Like many young people, I found my first non-profit job out of college on Idealist.org – an organization that “connects people, organizations, and resources” online to help build a better world. On the morning of my first day I distinctly remember having a realization of my 21st-century privilege. “How on earth did people do this without the internet?” I wondered.
Idealist.org founder, Ami Dar, had that very same question. On a backpacking trip in Chile in the mid 1980s, Dar first had the idea of creating a global network to help interested people plug their energy into the organizations and initiatives that needed them. Several years later he was introduced to the internet and its remarkable ability to connect people – and Idealist has not looked back since. Dar took the time to speak with Repair the World about his own inspiration for social justice work, what Idealist might have been like if the internet never came along, and why now is the perfect time to follow your dreams and change the world.
Idealist has grown exponentially since you first launched it in 1996 (read about the organization’s history here). What has surprised you most along the way?
I have been surprised at how much longer things take than I might want them to. The whole idea that Rome was not built in a day applies. As human beings we take our time to sign on to new ideas, even when they completely make sense – so I have learned patience. You just keep doing what you have to do to give people incentives and slowly build a movement.

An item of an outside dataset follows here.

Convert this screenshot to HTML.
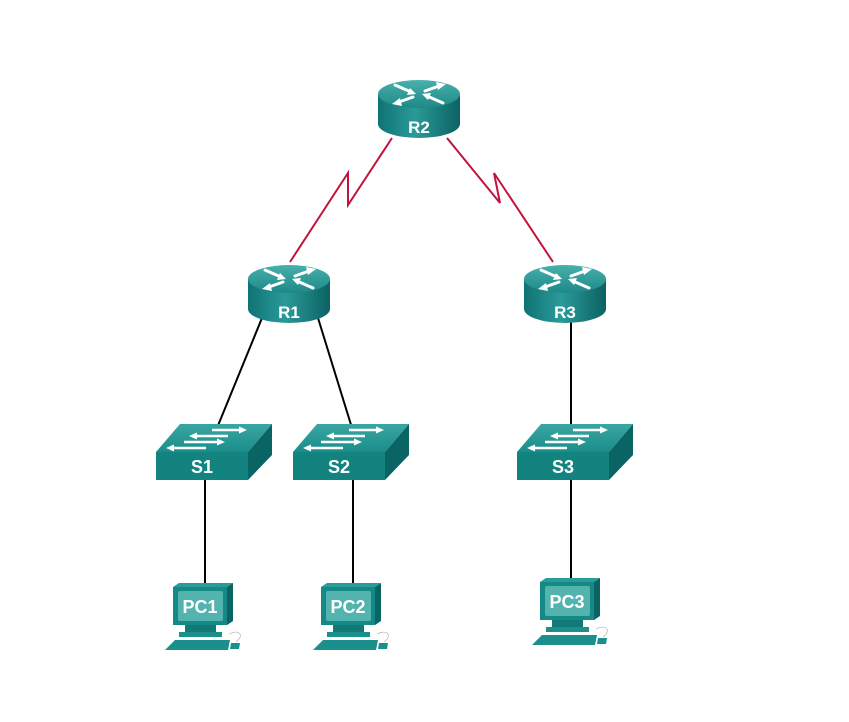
<!DOCTYPE html>
<html><head><meta charset="utf-8"><style>
html,body{margin:0;padding:0;background:#fff;}
svg{display:block;}
text{font-family:"Liberation Sans",Arial,sans-serif;font-weight:bold;fill:#fff;text-anchor:middle;}
</style></head><body>
<svg width="849" height="722" viewBox="0 0 849 722" xmlns="http://www.w3.org/2000/svg">
<defs>
<linearGradient id="rbody" x1="0" x2="1" y1="0" y2="0">
<stop offset="0" stop-color="#0f7373"/><stop offset="0.45" stop-color="#2a9a98"/><stop offset="1" stop-color="#0c6262"/>
</linearGradient>
<linearGradient id="rtop" x1="0" x2="0" y1="0" y2="1">
<stop offset="0" stop-color="#48b0ad"/><stop offset="1" stop-color="#1d8986"/>
</linearGradient>
<linearGradient id="stop" x1="0" x2="0" y1="0" y2="1">
<stop offset="0" stop-color="#3aa6a3"/><stop offset="1" stop-color="#1a8d8a"/>
</linearGradient>
<g id="router">
<path d="M-41,0 L-41,30 A41,14 0 0 0 41,30 L41,0 Z" fill="url(#rbody)"/>
<ellipse cx="0" cy="0" rx="41" ry="14" fill="url(#rtop)"/>
<g stroke="#fff" stroke-width="3" fill="#fff" stroke-linecap="round">
<line x1="-24" y1="-9" x2="-8" y2="-2"/><polygon points="-3,0 -12,1 -9,-6" stroke="none"/>
<line x1="24" y1="9" x2="8" y2="2"/><polygon points="3,0 12,-1 9,6" stroke="none"/>
<line x1="6" y1="-3" x2="20" y2="-8"/><polygon points="27,-10 17,-12 19,-4" stroke="none"/>
<line x1="-6" y1="3" x2="-20" y2="8"/><polygon points="-27,10 -17,12 -19,4" stroke="none"/>
</g>
</g>
<g id="switch">
<polygon points="0,28 24,0 116,0 92,28" fill="url(#stop)"/>
<polygon points="92,28 116,0 116,31 92,56" fill="#0b6464"/>
<rect x="0" y="28" width="92" height="28" fill="#12837f"/>
<g stroke="#fff" stroke-width="2.5" fill="#fff">
<line x1="56" y1="6" x2="84" y2="6"/><polygon points="91,6 83,2.5 83,9.5" stroke="none"/>
<line x1="40" y1="12" x2="72" y2="12"/><polygon points="33,12 41,8.5 41,15.5" stroke="none"/>
<line x1="28" y1="18" x2="62" y2="18"/><polygon points="69,18 61,14.5 61,21.5" stroke="none"/>
<line x1="18" y1="24" x2="50" y2="24"/><polygon points="10,24 18,20.5 18,27.5" stroke="none"/>
</g>
</g>
<g id="pc">
<polygon points="0,4 6,0 60,0 54,4" fill="#2a9c98"/>
<polygon points="54,4 60,0 60,38 54,42" fill="#0b6464"/>
<rect x="0" y="4" width="54" height="38" fill="#158985"/>
<rect x="5" y="8" width="45" height="30" fill="#52b3af" rx="2"/>
<rect x="12" y="42" width="31" height="7" fill="#117a77"/>
<rect x="6" y="49" width="43" height="5" fill="#1a8f8b"/>
<polygon points="2,57 57,57 55,67 -8,67" fill="#1a8f8b"/>
<polygon points="58,60 67,60 66,66 57,66" fill="#1a8f8b"/>
<path d="M56,51 C66,46 72,52 63,59" fill="none" stroke="#bbb" stroke-width="0.8"/>
</g>
</defs>

<g stroke="#c0143c" stroke-width="2" fill="none">
<polyline points="290,262 348,173 348,205 392,138"/>
<polyline points="447,138 500,203 494,173 553,262"/>
</g>
<g stroke="#000" stroke-width="2">
<line x1="262" y1="318" x2="217" y2="428"/>
<line x1="318" y1="318" x2="352" y2="428"/>
<line x1="571" y1="320" x2="571" y2="428"/>
<line x1="205" y1="480" x2="205" y2="587"/>
<line x1="353" y1="480" x2="353" y2="587"/>
<line x1="571" y1="480" x2="571" y2="582"/>
</g>

<use href="#router" x="419" y="94"/>
<text x="419" y="133" font-size="17">R2</text>
<use href="#router" x="289" y="279"/>
<text x="289" y="318" font-size="17">R1</text>
<use href="#router" x="565" y="279"/>
<text x="565" y="318" font-size="17">R3</text>

<use href="#switch" x="156" y="424"/>
<text x="202" y="473" font-size="18">S1</text>
<use href="#switch" x="293" y="424"/>
<text x="339" y="473" font-size="18">S2</text>
<use href="#switch" x="517" y="424"/>
<text x="563" y="473" font-size="18">S3</text>

<use href="#pc" x="173" y="583"/>
<text x="200" y="613" font-size="18">PC1</text>
<use href="#pc" x="321" y="583"/>
<text x="348" y="613" font-size="18">PC2</text>
<use href="#pc" x="540" y="578"/>
<text x="567" y="608" font-size="18">PC3</text>
</svg>
</body></html>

What has been the most inspiring thing?
That the world is full of people who want to do good and who believe that doing more is possible. The idea that I can in some small way help these people to do more is what keeps me going. Sometimes I read stories about the inspiring things people are doing and say, “this is why I get up in the morning.”

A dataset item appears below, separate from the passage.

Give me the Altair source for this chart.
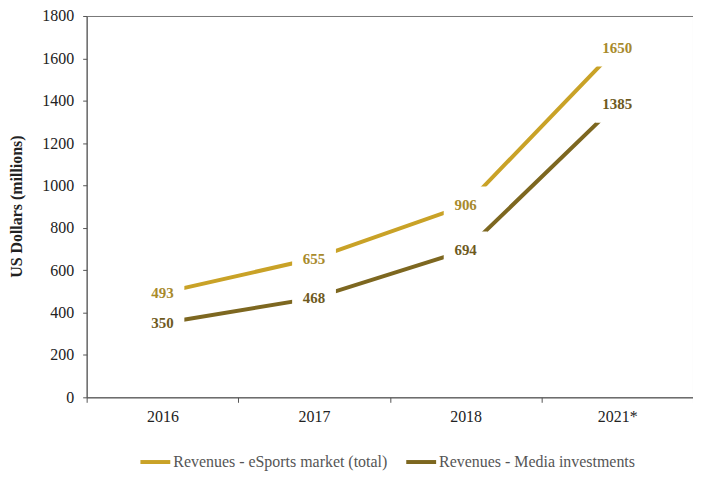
import altair as alt
import pandas as pd

years = ["2016", "2017", "2018", "2021*"]
total = [493, 655, 906, 1650]
media = [350, 468, 694, 1385]
series_names = ["Revenues - eSports market (total)", "Revenues - Media investments"]
line_colors = ["#C9A227", "#7D6720"]
label_colors = ["#A88A2C", "#6E5A1E"]

rows = []
for y, t, m in zip(years, total, media):
    rows.append({"year": y, "value": t, "series": series_names[0]})
    rows.append({"year": y, "value": m, "series": series_names[1]})
df = pd.DataFrame(rows)

serif = "Liberation Serif"

x_enc = alt.X("year:N", sort=years,
              scale=alt.Scale(type="band", paddingInner=0, paddingOuter=0),
              axis=alt.Axis(title=None, labelAngle=0, tickBand="extent", labelFont=serif,
                            labelFontSize=16, labelColor="#222", domainColor="#555",
                            tickColor="#555", tickSize=5, labelPadding=6))
y_enc = alt.Y("value:Q", scale=alt.Scale(domain=[0, 1800]),
              axis=alt.Axis(values=list(range(0, 1801, 200)), format="d", grid=False,
                            title="US Dollars (millions)",
                            titleFont=serif, titleFontSize=16, titleFontWeight="bold", titleColor="#222",
                            titleX=-70, titleY=191, titleAngle=-90, titleAlign="center", titleBaseline="middle",
                            labelFont=serif, labelFontSize=16, labelColor="#222", domainColor="#555",
                            tickColor="#555", tickSize=4, labelPadding=9))

color_enc = alt.Color("series:N", scale=alt.Scale(domain=series_names, range=line_colors),
                      legend=alt.Legend(title=None, orient="none", legendX=52, legendY=431,
                                        direction="horizontal", symbolType="stroke",
                                        symbolSize=900, symbolStrokeWidth=4, labelFont=serif,
                                        labelFontSize=16, labelColor="#555", labelOffset=1,
                                        columnPadding=10, labelLimit=400))

base = alt.Chart(df)
lines = base.mark_line(strokeWidth=4).encode(x=x_enc, y=y_enc, color=color_enc)
boxes = base.mark_point(shape="M-1,-0.86L1,-0.86L1,0.86L-1,0.86Z", filled=True, fill="white",
                        opacity=1, size=1936, strokeWidth=0).encode(
    x=alt.X("year:N", sort=years), y="value:Q")
texts = base.mark_text(font=serif, fontSize=15, fontWeight="bold", baseline="middle").encode(
    x=alt.X("year:N", sort=years), y="value:Q",
    text="value:Q",
    color=alt.Color("series:N", scale=alt.Scale(domain=series_names, range=label_colors), legend=None))

chart = alt.layer(lines, boxes, texts).resolve_scale(color="independent").properties(
    width=609, height=383,
    autosize=alt.AutoSizeParams(type="none"),
    padding={"left": 79, "top": 7, "right": 0, "bottom": 78},
).configure_view(stroke="#777", strokeWidth=1)

chart.save("out.html", embed_options={"renderer": "svg", "actions": False})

Your family’s move from Israel to Mexico when you were 8 had a profound impact on your desire to help the world. Tell me more about that.
For whatever reason, I was always a social justice freak from a young age. I remember being 7 or 8 in Mexico and reading the newspaper every day – it was a big broadsheet that I could hardly open, but I read it from cover to cover. In Mexico everything got magnified because it is a place where social injustices and inequalities jump out at you. People are living in the streets, there are abandoned dogs walking around. As a kid I was struck by the poverty around me.
My parents were also influential. My father worked for the UN at the time and my mother was a bible teacher – she taught the Hebrew bible to adults at a community center. She was not a religious woman, but the whole moral/ethical piece and the idea of social justice from the Jewish perspective was important to her. Without being preachy, she tried to live her life as the best person she could be and she was always willing to explain to me why something was morally right or wrong. It was an inspiration.
What was your background with service prior to founding Idealist?
Back in Israel I went into the army, then in the mid 1980s I went traveling to South America. At that point I didn’t know what I wanted to do with my life but I began to meet more and more people who wanted to help the world but did not know how to connect to opportunities. There were so many resources in the world and so many people who wanted to use them, but it was not always obvious how to connect the dots. I was only 24 at the time, but I became obsessed with how to solve this problem.
I went back to Israel, got a job as a waiter and worked at a software company. And a few years later the internet came along, and all of a sudden there was no barrier to entry for someone who wanted to do something with his idea. A person did not have to have money or resources to get the idea out there. In 1993 or 1994 a friend hooked me up to the internet and I said, “Oh my God – this was created for me.” It was what I had been waiting for for years.
Do you ever think about what Idealist might have evolved into if the Internet hadn’t come along?
Absolutely. My original idea was that every community should have a physical center where people knew they could walk in and find information about volunteering and working with local non-profits. Just like you know to get groceries at a grocery store and coffee at a coffee shop, these centers would be the go-to place for information.
The majority of people who interact with Idealist do so as job or internship seekers, but the organization is so much more than that. Can you talk a bit about some of your other services and initiatives?
Ironically, we never intended to be a job site – that was pretty much an accident. We meant to be a place for non-profits to list jobs, but also events, activities and volunteer opportunities. But users started to express more and more interest in the job aspect, so we started to focus on that.
In addition to our online work, we used to host job fairs and now we host regular graduate school fairs to help people who want to grow in fields like social work and public interest law, and want to use their graduate degrees to make the world a better place.
For a lot of idealistic young people today, the current job market can feel a bit soul crushing. Do you have any advice on how to make the most of today’s non-profit environment?
It is true that it is not an easy time, and it is hard to give this type of advice generally – but overall I would say if you can’t find a job right now, maybe its time to go to Guatemala and learn Spanish. Go somewhere that you can live on a tenth of what you have here, travel in other countries and volunteer abroad somewhere. In other words, if you are not finding something right here and now, it wouldn’t be so terrible to do something entirely different. Now is the time – just go and do it.